## begin SOURCE MATERIAL
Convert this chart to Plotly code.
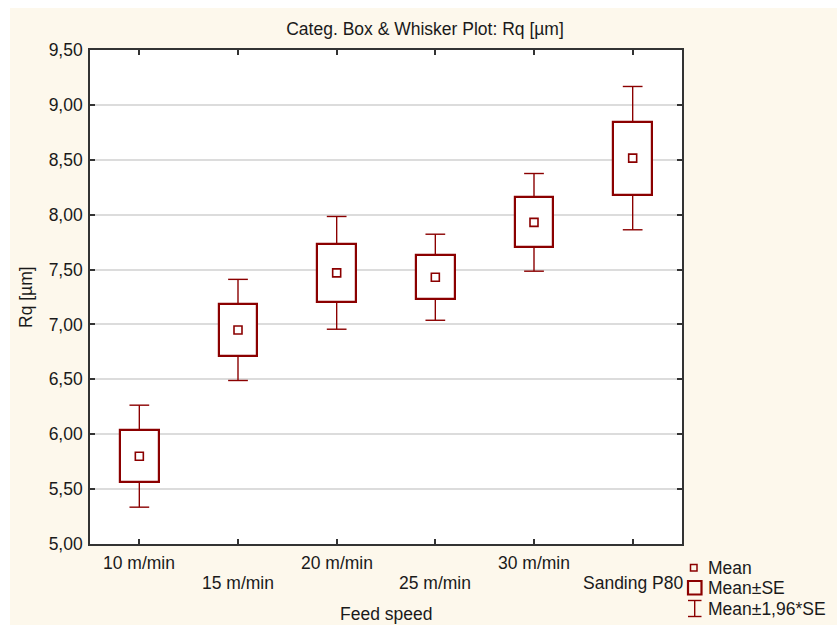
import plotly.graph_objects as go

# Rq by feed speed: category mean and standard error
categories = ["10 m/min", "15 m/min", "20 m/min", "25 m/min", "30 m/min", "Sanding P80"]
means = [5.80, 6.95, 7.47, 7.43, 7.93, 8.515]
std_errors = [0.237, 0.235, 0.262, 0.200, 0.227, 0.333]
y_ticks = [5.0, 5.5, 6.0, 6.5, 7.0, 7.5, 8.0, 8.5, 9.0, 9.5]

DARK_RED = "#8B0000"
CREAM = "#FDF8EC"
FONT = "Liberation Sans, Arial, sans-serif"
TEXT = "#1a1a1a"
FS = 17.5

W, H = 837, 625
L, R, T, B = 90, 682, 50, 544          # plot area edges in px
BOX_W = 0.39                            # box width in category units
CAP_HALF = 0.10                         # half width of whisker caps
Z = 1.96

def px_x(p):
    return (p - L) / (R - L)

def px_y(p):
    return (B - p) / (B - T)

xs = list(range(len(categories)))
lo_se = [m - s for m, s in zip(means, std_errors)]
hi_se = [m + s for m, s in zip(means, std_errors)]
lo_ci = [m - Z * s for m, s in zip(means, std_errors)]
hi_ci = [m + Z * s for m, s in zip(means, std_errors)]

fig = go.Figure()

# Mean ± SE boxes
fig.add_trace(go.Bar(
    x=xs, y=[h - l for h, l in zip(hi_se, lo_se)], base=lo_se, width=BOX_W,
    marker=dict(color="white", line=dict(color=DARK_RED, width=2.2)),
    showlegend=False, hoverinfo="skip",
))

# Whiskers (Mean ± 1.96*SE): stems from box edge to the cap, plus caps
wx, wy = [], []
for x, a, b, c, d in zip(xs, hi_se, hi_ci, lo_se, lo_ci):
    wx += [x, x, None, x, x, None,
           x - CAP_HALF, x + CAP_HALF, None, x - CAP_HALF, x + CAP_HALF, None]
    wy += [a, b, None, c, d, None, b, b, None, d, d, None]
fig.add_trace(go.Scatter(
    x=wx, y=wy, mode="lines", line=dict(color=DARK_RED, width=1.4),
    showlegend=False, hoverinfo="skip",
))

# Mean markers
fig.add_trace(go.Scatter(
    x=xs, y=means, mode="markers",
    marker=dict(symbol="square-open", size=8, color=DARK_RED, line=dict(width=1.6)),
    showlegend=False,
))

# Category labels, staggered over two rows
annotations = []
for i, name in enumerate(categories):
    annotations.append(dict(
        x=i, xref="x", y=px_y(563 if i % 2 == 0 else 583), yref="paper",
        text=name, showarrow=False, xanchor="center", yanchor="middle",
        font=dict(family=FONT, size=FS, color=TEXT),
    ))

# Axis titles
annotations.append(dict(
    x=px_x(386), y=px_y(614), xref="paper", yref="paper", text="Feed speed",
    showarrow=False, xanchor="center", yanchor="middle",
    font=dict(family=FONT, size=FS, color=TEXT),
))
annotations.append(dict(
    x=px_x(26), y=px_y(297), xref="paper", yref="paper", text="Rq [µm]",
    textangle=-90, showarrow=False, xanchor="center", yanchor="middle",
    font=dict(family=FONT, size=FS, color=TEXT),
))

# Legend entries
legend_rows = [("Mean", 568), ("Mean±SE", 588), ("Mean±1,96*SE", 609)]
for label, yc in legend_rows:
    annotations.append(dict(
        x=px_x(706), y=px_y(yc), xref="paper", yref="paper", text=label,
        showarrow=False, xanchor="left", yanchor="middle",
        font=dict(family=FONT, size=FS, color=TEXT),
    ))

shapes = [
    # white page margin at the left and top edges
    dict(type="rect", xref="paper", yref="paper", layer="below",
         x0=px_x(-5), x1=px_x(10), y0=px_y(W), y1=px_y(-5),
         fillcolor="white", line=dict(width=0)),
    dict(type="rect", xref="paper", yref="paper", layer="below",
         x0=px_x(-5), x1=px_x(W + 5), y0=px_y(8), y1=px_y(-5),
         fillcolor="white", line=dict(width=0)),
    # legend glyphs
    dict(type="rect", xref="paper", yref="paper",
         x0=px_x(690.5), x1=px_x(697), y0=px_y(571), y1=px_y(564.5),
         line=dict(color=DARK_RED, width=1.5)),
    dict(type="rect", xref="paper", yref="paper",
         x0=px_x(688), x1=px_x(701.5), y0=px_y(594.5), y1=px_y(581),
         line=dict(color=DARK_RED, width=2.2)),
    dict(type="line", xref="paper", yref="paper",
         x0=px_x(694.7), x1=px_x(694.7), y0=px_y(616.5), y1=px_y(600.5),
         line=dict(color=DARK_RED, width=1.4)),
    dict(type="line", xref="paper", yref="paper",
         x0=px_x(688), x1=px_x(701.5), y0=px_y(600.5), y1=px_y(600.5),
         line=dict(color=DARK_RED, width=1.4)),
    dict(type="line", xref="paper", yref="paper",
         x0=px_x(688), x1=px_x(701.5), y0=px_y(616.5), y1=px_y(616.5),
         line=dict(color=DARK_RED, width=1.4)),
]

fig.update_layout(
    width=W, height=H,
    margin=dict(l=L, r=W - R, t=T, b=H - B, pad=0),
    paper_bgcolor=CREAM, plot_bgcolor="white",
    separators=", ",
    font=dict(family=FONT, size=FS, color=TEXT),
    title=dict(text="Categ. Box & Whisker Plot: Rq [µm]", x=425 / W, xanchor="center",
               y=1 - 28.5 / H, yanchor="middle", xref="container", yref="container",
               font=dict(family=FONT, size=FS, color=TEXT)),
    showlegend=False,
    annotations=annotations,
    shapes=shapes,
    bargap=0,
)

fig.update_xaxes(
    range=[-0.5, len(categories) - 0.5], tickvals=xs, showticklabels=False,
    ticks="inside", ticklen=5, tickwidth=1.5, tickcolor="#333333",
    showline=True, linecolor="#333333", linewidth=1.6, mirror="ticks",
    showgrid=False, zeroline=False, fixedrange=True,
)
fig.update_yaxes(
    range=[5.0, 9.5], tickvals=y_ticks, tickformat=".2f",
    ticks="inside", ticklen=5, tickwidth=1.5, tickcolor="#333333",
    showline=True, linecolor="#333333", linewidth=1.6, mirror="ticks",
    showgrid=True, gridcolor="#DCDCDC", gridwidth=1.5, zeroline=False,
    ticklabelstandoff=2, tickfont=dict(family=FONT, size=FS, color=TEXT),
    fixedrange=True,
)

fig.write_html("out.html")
## end SOURCE MATERIAL
* [WHAT IS REQUIRED]
Repeat the lines above, starting at the first and stopping after the line that holds "import plotly.graph_objects as go", with the pictures left out.

* [RESULT FOR THIS EXERCISE]
Convert this chart to Plotly code.
import plotly.graph_objects as go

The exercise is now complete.